Nevertheless, as of what I've seen in status-go , the following doesn't make much sense because the iwant follow up time seems to be set to 3 seconds and therefore I can't quite understand the following where the latest iwant was sent few minutes back:

DEBUG[08-23|17:23:25.966|go.uber.org/zap/sugar.go:198]                                                               IWANT: Sending 1 messages to 16Uiu2HAmGAA54bBTE78MYidSy3P7Q9yAWFNTAEReJYD69VRvtL5r 
DEBUG[08-23|17:23:26.027|go.uber.org/zap/sugar.go:198]                                                               IWANT: Sending 8 messages to 16Uiu2HAmGAA54bBTE78MYidSy3P7Q9yAWFNTAEReJYD69VRvtL5r 
INFO [08-23|17:23:32.579|go.uber.org/zap/sugar.go:204]                                                               peer 16Uiu2HAmGAA54bBTE78MYidSy3P7Q9yAWFNTAEReJYD69VRvtL5r didn't follow up in 1 IWANT requests; adding penalty 
DEBUG[08-23|17:23:26.027|go.uber.org/zap/sugar.go:198]                                                               IWANT: Sending 8 messages to 16Uiu2HAmGAA54bBTE78MYidSy3P7Q9yAWFNTAEReJYD69VRvtL5r 
INFO [08-23|17:23:32.579|go.uber.org/zap/sugar.go:204]                                                               peer 16Uiu2HAmGAA54bBTE78MYidSy3P7Q9yAWFNTAEReJYD69VRvtL5r didn't follow up in 1 IWANT requests; adding penalty 

These logs show that IWANt was sent about 6 seconds ago which did not have a followup. where is the IWANT follow-up time set?

Ivansete-status commented 1 month ago

@chaitanyaprem - my bad! you are absolutely right. Only ~6 seconds back.

The max time the go-waku node waits for iwant replies is defined in: https://github.com/libp2p/go-libp2p-pubsub/blob/b8a6a868adce87101b3f61cb1b1a644db627c59f/gossipsub.go#L70

I wonder if we could increase that time to 10s?

On the other hand, I realized that in nwaku the iwant responses are sent with low priority: https://github.com/vacp2p/nim-libp2p/blob/18a2e79ce209d2f21d8c5db7a41659cc39dbe0b4/libp2p/protocols/pubsub/gossipsub.nim#L383-L384

chaitanyaprem commented 1 month ago

I wonder if we could increase that time to 10s?

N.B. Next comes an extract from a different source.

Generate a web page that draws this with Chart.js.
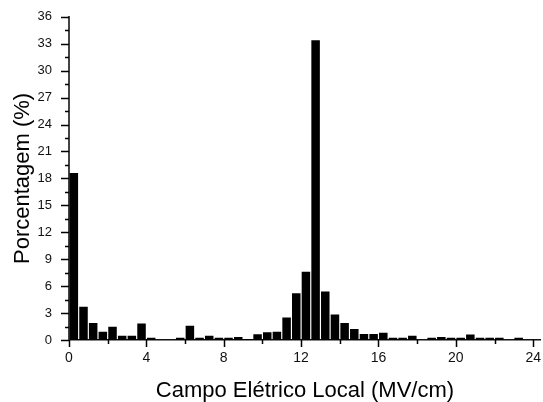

what is the value set in nwaku for this? also, i have to see if there is a way to change this in go-waku/go-libp2p.

chaitanyaprem commented 1 month ago

On the other hand, I realized that in nwaku the iwant responses are sent with low priority:

what does that mean, do you think they are intentionally delayed?

Ivansete-status commented 1 month ago

On the other hand, I realized that in nwaku the iwant responses are sent with low priority:

what does that mean, do you think they are intentionally delayed?

Sorry, I didn't read the code properly. What is actually sent in that case are the iwant messages in a low priority queue. Those iwant msgs are sent after getting the ihave msg from a peer.

In the nim-libp2p implementation, the node doesn't establish a particular timeout for every iwant message. i.e., every iwant message is sent through a low-priority queue and, in case this queue reaches 1024 msgs, it disconnects the node.